Deika Morrison has a unique perspective about Wharton given that she earned a dual undergraduate degree in business and engineering from Wharton and Penn, and then earned a Wharton MBA through the executive program in Philadelphia. Now, the founder of several businesses and a charity in Jamaica, we asked her to talk about how her Wharton education has impacted her career.
After graduating from the University of Pennsylvania in 1994, I went home to Jamaica where I worked for the government before deciding in 2001 to get an MBA in order to transition to the private sector. Based on how much I loved my four years as an undergraduate at Wharton, I knew I wanted to come back here for my MBA.
My intention was to attend the full-time MBA program; however, I was called to serve as deputy finance minister and senator. Of course, I needed to be in Jamaica to serve those posts, but was always intending to earn a Wharton MBA degree. The opportunity arose when the prime minister retired, so I began making arrangements to move to Philadelphia.
At that point, I had more work experience than the average full-time MBA student and someone suggested that I explore Wharton’s EMBA program. It turned out to be a good fit, as I transitioned to the private sector in Jamaica while attending classes with other professionals at Wharton.
All of the classes were extremely valuable, but the Total Leadership course taught by Prof. Stewart Friedman made a particularly big impact on me. His class is focused on integrating the different aspects of our lives such as home, community, work and self. I’ve found that the things I’m drawn to in my career are very much in line with that philosophy.
After graduating in 2008, I began three new ventures, all of which integrate important parts of my life. I launched a family business with my parents and brother, Mdk Advisory and Consulting Ltd., and started a media company, Moonstone Blue Ltd., which publishes the Made in Jamaica Catalogue.
I also founded a charity called Do Good Jamaica, which allows me to follow my passion for helping children and education. I could have done this in my personal time on days off, but it’s very satisfying to get up every day and work on it because it’s integrated into my life as one of my jobs.
I decided to start the charity after having led a Guinness World Record project for the Rotary Clubs of Jamaica. Knowing the Jamaican libraries needed books, especially children’s books, we set out to break the record for the most books donated to charity in seven days. We broke the record with 657,061 books donated from all over the world, including the Penn alumni network.
I was inspired by the ability of more than 150 organizations and hundreds of thousands of people to work together successfully on one goal, and decided to form Do Good Jamaica as a virtual hub for civil society organizations to share information and work together.

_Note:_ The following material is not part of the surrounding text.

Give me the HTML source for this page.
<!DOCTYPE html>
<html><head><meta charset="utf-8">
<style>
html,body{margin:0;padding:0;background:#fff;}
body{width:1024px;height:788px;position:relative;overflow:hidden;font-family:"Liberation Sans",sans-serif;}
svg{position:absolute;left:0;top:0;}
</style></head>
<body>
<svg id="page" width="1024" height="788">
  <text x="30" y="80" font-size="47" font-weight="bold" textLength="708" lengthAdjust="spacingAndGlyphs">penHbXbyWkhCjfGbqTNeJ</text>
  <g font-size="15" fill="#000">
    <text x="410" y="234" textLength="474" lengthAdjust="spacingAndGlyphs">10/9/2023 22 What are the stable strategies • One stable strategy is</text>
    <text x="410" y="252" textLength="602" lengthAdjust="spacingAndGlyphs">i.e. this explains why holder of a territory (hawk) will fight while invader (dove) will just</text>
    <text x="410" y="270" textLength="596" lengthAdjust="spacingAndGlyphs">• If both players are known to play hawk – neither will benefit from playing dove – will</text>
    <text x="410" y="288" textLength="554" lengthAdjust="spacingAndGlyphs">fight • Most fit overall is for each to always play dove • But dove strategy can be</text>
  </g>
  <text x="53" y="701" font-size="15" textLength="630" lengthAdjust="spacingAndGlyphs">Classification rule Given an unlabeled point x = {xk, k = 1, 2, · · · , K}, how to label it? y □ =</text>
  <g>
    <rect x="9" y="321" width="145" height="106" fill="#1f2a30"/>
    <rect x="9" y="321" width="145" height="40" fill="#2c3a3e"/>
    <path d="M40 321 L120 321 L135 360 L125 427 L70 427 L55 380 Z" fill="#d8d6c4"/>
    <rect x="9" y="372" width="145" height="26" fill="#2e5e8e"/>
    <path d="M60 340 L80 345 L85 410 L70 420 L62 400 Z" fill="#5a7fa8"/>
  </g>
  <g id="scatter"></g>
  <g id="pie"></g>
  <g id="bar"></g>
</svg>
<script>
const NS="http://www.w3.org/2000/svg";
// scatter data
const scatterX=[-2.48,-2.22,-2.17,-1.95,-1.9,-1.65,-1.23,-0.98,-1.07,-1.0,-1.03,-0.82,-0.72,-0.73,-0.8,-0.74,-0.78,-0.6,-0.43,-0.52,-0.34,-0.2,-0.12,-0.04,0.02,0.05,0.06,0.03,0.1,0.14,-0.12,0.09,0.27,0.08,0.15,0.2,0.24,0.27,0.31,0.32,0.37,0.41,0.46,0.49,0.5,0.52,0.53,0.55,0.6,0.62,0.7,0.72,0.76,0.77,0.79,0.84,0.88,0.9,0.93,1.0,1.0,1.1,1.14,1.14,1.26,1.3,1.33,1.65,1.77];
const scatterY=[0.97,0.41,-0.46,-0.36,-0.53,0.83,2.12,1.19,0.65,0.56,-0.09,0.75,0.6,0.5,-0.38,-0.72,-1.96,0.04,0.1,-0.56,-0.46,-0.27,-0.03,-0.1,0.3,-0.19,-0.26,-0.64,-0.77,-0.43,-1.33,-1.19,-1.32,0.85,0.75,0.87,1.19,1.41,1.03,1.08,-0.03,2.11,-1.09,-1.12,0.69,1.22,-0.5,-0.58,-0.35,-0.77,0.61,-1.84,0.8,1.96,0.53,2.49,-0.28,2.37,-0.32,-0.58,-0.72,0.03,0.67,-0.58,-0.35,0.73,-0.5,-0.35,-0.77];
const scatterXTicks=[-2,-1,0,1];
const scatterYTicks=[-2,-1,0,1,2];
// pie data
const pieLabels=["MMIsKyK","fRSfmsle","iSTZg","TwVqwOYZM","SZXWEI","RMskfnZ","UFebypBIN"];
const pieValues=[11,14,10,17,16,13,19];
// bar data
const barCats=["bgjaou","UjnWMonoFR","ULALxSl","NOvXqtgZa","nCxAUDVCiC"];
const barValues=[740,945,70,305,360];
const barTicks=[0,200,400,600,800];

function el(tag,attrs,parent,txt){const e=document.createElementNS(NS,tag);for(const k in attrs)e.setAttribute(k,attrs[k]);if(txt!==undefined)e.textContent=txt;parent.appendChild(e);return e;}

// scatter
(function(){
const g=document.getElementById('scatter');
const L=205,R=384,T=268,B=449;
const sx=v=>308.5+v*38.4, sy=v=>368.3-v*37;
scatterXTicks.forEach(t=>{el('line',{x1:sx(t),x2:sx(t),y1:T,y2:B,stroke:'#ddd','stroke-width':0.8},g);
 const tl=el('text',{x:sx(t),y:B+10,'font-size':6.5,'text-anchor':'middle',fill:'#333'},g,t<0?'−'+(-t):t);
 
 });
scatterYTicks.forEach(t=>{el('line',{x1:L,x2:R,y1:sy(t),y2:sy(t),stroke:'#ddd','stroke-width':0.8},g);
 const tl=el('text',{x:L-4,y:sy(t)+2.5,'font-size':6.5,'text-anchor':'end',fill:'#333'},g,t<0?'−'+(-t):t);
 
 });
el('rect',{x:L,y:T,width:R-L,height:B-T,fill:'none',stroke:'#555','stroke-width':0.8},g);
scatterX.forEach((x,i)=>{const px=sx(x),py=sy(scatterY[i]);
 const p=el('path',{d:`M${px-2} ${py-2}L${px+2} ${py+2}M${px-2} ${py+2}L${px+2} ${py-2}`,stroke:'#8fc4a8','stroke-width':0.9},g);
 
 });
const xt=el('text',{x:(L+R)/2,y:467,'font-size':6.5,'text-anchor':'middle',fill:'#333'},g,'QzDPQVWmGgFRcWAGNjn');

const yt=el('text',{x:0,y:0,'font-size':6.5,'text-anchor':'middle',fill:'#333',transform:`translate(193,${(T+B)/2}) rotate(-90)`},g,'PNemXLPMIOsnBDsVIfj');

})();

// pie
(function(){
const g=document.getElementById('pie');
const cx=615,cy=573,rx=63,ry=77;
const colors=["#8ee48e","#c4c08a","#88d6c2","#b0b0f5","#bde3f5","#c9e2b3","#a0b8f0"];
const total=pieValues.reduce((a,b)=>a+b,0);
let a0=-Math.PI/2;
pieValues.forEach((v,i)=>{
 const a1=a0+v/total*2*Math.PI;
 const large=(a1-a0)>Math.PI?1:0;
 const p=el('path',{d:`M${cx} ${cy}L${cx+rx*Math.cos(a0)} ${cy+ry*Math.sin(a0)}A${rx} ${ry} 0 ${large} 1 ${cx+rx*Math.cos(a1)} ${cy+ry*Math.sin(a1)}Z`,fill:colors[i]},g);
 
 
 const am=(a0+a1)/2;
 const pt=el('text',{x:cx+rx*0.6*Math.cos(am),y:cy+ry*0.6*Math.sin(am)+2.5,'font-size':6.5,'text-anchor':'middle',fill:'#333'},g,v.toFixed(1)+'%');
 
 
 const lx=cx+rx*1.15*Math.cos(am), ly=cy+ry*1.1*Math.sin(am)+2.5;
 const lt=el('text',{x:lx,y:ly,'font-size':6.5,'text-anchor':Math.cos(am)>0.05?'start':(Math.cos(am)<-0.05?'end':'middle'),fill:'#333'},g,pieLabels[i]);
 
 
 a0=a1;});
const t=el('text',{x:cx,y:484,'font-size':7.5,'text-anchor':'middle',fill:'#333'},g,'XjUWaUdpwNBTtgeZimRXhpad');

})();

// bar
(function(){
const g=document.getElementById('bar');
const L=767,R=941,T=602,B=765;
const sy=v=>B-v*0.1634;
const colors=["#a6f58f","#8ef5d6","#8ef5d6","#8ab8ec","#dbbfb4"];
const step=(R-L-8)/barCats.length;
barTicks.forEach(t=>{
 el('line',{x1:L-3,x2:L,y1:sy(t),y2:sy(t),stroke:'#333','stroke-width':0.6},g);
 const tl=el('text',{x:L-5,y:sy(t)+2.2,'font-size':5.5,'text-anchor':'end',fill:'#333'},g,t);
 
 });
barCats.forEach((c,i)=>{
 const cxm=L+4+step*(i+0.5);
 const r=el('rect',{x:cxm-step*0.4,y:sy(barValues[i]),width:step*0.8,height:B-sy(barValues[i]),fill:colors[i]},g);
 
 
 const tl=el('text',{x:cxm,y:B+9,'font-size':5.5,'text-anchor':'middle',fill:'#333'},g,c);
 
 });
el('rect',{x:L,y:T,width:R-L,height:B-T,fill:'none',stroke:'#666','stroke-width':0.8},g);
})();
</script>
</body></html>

Last year, I discovered that preschoolers in Jamaica didn’t have enough basic supplies like crayons. So through Do Good Jamaica, I started a project called Crayons Count to see if we could have preschool supplies donated, similar to the book donation drive. I value the importance of early childhood education, so I knew it would be a worthwhile investment.
We received donations from many individuals, companies and charities. With substantial help from a major sponsor, the National Baking Company – whose chairman had attended Wharton executive education programs – we ultimately distributed learning kits for preschoolers at approximately 2,400 schools across Jamaica. It was really fun having very important meetings about things like crayons with big companies like Crayola.
My Wharton education really has made an impact on my career. An important thing you gain in the EMBA program is the confidence that you can use your training to accomplish your goals. After graduating, I knew I had the ability to do things — like setting a new world’s record for book donations and donating items such as crayons, paint, books, and paper to every preschooler in Jamaica – that would have seemed impossible before. Now, I don’t feel intimidated by aiming high.